The two-backend stance is permanent
We are not deleting Vulkan. The Vulkan backend stays in src/vulkan and src/compute/forward.zig. It is selected with -Dbackend=vulkan. It is tested in CI on every change. It is the well-trodden fallback when ZINC_RT regresses or lands on hardware without a direct tier. A cross-backend logit-equality test runs on every pull request, so a divergence between the two builds is a release blocker rather than a debugging mystery weeks later.

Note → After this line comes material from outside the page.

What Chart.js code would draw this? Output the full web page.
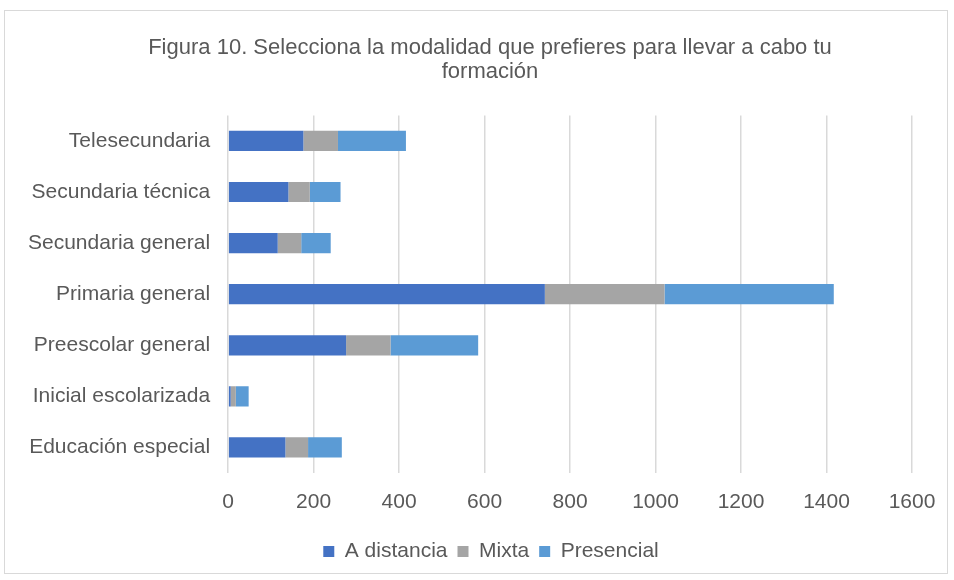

The cost of carrying both backends is real but modest. They share the GGUF parser, the tokenizer, the HTTP server, the model catalog, the chat UI, and the bench harness. Only the GPU dispatch and the kernel set differ. About fifteen percent of additional maintenance load in exchange for always having a working fallback when ZINC_RT regresses on a new kernel or a new card. That trade is worth it on consumer hardware where users replace neither the OS nor the driver between buying the card and running a chatbot.
The same argument applies one layer up. We did not write ZINC_RT to abandon Vulkan. We wrote it to stop asking Vulkan to be an inference runtime as well as a graphics API.
The honest current state and what would falsify the bet
ZINC_RT is at M0 plus T1 KFD bring-up as of this week. The scaffolding lives in src/zinc_rt/ and src/compute/forward_zinc_rt.zig. The benchmark autopilot can launch a hand-encoded gfx1201 wave on T1 that loads a value from a user-data scalar pair and stores it to a host-readable address, with the fence retiring cleanly and no ring reset. That is a small demo. It is also what every later tier proves itself against. A queue exists. A doorbell advances. A fence retires. A real wave executes a real store.
Single-token decode on T1 today is far below the Vulkan number. We say this clearly because the project’s gating logic depends on it. The keep-or-revert gate on the autopilot loop requires at least 0.5 tok/s of measured improvement to keep a change. GPU bring-up work that does not move the per-token decode number does not stay merged. The recipes do. The learnings do. That is the cost of building a runtime on the same node that runs the user-facing benchmark.
The bet has explicit falsification points. If M1, single-submit decode on T2 UMQ, does not move single-stream decode from 117 to at least 140 tok/s, then the submission layer was not the bottleneck we thought it was. If M3, continuous batching plus paged KV v2, does not deliver at least 760 aggregate tok/s at four slots, then the scheduler we wrote was not better-shaped than a sidecar around vLLM would have been. If the cross-backend logit diff between Vulkan and ZINC_RT shows persistent divergence we cannot close, then the IR was the wrong abstraction.
We have published these targets exactly so they can be checked. The point of writing them down is that they can be wrong.
What this changes for AMD consumer GPU inference
The story for AMD inference for the last five years has been a binary. Either install ROCm and join the datacenter software stack, or use llama.cpp through Vulkan and accept the ceiling that comes with a graphics API. The first option does not match the consumer reality. The second option is where ZINC has been, and it took us to 117 tok/s decode and 12 percent ahead of llama.cpp.
The third option is a workload-specific runtime that runs through the same amdgpu driver every consumer Linux user already has, in one Zig binary, with no ROCm install and no toolchain landmines. That is what ZINC_RT is. The decision to write it was not about disliking Vulkan. It was about the long arc of local inference moving past kernels into batching, multitenancy, paged KV reservation, and persistent execution. The runtime is the next thing worth owning.
If you want the formal version, the design document is in docs/ZINC_RT_DESIGN.md. The Vulkan backend stays in tree, the cross-backend tests stay in CI, and the M1 number is the next gate. We will publish the result either way.